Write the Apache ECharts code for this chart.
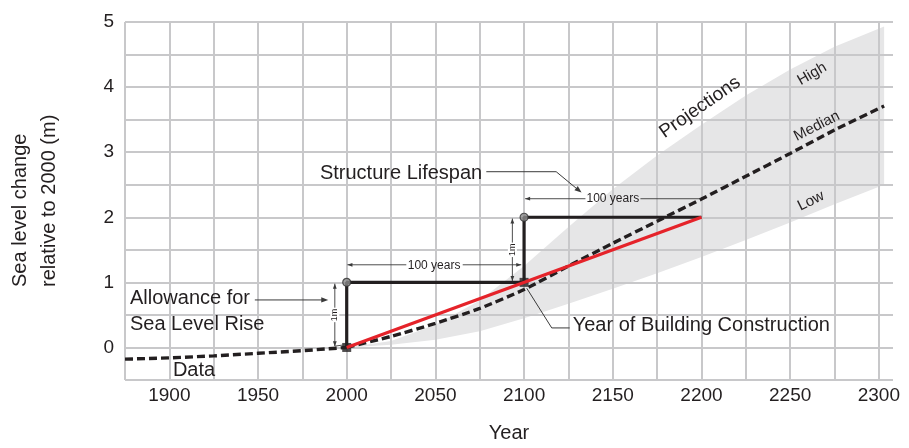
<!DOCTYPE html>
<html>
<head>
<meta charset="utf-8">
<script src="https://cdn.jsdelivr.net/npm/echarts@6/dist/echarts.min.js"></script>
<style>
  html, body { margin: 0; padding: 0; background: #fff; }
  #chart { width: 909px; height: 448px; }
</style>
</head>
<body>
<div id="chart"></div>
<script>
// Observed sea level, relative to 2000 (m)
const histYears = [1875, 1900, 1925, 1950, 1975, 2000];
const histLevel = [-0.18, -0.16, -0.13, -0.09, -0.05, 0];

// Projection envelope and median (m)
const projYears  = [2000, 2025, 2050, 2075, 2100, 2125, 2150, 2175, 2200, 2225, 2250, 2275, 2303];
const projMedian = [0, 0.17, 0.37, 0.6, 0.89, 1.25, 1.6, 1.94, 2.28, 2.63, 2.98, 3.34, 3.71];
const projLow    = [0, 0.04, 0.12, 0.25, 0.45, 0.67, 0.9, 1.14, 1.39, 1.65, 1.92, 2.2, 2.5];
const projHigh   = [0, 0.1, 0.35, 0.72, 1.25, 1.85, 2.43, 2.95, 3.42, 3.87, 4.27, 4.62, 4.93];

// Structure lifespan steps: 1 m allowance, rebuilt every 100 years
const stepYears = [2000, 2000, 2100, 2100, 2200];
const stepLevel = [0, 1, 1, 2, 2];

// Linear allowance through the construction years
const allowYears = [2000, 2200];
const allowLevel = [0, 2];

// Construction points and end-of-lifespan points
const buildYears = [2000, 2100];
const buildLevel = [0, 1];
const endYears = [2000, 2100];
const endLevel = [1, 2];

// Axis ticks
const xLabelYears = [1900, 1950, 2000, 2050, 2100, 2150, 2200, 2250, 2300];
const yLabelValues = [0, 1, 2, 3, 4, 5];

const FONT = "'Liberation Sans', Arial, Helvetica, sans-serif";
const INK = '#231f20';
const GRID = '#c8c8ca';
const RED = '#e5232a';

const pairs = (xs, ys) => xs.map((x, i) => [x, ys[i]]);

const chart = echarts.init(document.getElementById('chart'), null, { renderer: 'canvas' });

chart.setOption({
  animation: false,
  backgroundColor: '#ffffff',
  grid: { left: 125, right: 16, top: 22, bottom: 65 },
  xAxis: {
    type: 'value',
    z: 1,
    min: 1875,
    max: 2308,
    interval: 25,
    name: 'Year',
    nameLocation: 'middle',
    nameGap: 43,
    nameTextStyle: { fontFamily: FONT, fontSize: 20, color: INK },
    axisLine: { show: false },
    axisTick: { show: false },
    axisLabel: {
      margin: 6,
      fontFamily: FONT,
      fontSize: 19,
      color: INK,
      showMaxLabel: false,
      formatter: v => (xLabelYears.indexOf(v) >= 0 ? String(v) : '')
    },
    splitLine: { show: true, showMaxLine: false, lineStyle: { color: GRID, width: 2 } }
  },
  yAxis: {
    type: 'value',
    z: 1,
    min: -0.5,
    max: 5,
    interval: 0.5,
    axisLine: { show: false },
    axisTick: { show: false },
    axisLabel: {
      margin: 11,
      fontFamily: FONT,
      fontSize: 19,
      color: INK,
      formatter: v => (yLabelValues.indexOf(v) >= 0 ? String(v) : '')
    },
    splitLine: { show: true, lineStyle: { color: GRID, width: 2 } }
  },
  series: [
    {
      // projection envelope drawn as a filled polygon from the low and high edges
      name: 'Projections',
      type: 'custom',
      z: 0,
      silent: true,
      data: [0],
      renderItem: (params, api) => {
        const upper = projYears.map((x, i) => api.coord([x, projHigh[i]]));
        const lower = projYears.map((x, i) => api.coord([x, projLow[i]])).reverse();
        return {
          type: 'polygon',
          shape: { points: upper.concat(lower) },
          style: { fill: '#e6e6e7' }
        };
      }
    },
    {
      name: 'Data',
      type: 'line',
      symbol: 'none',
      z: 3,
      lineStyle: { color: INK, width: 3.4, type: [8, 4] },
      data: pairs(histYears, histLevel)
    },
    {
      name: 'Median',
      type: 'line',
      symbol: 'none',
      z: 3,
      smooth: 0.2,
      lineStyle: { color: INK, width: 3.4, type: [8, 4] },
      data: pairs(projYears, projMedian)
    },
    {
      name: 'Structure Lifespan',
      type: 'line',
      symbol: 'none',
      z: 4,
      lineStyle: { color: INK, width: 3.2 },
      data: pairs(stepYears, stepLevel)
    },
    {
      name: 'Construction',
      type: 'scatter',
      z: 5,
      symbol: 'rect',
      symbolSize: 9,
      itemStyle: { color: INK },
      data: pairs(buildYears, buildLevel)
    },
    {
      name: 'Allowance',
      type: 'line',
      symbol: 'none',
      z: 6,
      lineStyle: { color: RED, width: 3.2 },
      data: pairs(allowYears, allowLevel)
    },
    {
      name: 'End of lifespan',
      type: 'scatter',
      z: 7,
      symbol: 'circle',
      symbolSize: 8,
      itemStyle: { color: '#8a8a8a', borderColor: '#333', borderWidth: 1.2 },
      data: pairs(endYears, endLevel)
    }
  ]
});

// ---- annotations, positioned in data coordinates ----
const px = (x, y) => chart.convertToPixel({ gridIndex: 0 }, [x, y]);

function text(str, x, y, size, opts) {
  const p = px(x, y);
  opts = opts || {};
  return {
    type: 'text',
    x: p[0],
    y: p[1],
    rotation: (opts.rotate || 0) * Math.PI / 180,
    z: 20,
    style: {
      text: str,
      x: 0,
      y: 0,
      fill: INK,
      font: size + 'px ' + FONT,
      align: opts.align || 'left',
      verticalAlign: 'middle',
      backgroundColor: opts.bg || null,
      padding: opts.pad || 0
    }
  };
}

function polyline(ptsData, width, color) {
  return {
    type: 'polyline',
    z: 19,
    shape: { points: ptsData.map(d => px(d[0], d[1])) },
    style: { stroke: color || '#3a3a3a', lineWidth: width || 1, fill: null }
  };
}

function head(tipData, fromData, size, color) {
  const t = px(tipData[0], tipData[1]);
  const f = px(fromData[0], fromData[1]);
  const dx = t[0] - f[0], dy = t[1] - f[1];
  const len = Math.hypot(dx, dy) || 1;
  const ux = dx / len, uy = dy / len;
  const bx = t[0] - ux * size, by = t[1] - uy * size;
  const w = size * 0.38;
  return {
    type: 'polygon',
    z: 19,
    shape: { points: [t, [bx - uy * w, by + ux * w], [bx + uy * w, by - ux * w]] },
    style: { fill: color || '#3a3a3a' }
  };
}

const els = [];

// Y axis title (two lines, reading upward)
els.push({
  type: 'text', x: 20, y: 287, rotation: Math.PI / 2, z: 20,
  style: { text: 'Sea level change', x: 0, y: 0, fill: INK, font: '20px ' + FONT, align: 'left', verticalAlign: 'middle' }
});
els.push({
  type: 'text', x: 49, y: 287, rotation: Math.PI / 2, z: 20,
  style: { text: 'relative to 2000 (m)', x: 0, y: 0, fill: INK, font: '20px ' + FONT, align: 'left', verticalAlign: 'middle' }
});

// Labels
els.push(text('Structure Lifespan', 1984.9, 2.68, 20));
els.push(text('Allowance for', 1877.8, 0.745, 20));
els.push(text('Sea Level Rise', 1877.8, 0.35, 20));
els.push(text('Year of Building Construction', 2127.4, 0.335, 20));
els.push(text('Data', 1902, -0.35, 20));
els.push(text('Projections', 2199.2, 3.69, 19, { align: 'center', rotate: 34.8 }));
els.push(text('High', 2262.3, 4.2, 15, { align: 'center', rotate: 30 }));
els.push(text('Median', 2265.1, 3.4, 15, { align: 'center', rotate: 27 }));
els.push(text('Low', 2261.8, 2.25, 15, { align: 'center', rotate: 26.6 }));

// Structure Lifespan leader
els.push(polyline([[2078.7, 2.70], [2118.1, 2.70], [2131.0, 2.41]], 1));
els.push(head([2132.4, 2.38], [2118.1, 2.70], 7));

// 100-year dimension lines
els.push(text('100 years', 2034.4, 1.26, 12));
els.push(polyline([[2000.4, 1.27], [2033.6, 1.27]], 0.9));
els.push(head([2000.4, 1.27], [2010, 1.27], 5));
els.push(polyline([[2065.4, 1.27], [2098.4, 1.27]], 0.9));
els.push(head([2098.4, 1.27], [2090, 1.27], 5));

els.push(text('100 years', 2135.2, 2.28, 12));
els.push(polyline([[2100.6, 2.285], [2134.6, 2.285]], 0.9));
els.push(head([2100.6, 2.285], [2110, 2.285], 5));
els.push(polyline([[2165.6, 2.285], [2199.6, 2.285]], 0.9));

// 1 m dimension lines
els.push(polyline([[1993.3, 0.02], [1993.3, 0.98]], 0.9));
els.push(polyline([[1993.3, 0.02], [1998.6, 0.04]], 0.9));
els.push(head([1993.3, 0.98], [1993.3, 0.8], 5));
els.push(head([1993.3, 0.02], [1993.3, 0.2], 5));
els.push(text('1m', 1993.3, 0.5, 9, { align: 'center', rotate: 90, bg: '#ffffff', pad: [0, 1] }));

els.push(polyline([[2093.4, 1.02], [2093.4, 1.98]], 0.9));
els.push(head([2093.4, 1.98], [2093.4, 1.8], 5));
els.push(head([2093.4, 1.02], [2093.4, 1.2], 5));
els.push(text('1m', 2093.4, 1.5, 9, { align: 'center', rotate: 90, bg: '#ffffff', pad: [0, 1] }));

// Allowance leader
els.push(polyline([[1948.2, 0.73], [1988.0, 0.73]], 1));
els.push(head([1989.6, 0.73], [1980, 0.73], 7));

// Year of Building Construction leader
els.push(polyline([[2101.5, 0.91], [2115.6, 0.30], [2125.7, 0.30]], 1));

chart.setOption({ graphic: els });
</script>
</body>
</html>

◆ TASK TO COMPLETE
Starting with the first line of the data above and ending with the line containing "4.27, 4.62, 4.93];", please restate every line exactly, leaving images out.

◆ FINAL RESULT
Write the Apache ECharts code for this chart.
<!DOCTYPE html>
<html>
<head>
<meta charset="utf-8">
<script src="https://cdn.jsdelivr.net/npm/echarts@6/dist/echarts.min.js"></script>
<style>
  html, body { margin: 0; padding: 0; background: #fff; }
  #chart { width: 909px; height: 448px; }
</style>
</head>
<body>
<div id="chart"></div>
<script>
// Observed sea level, relative to 2000 (m)
const histYears = [1875, 1900, 1925, 1950, 1975, 2000];
const histLevel = [-0.18, -0.16, -0.13, -0.09, -0.05, 0];

// Projection envelope and median (m)
const projYears  = [2000, 2025, 2050, 2075, 2100, 2125, 2150, 2175, 2200, 2225, 2250, 2275, 2303];
const projMedian = [0, 0.17, 0.37, 0.6, 0.89, 1.25, 1.6, 1.94, 2.28, 2.63, 2.98, 3.34, 3.71];
const projLow    = [0, 0.04, 0.12, 0.25, 0.45, 0.67, 0.9, 1.14, 1.39, 1.65, 1.92, 2.2, 2.5];
const projHigh   = [0, 0.1, 0.35, 0.72, 1.25, 1.85, 2.43, 2.95, 3.42, 3.87, 4.27, 4.62, 4.93];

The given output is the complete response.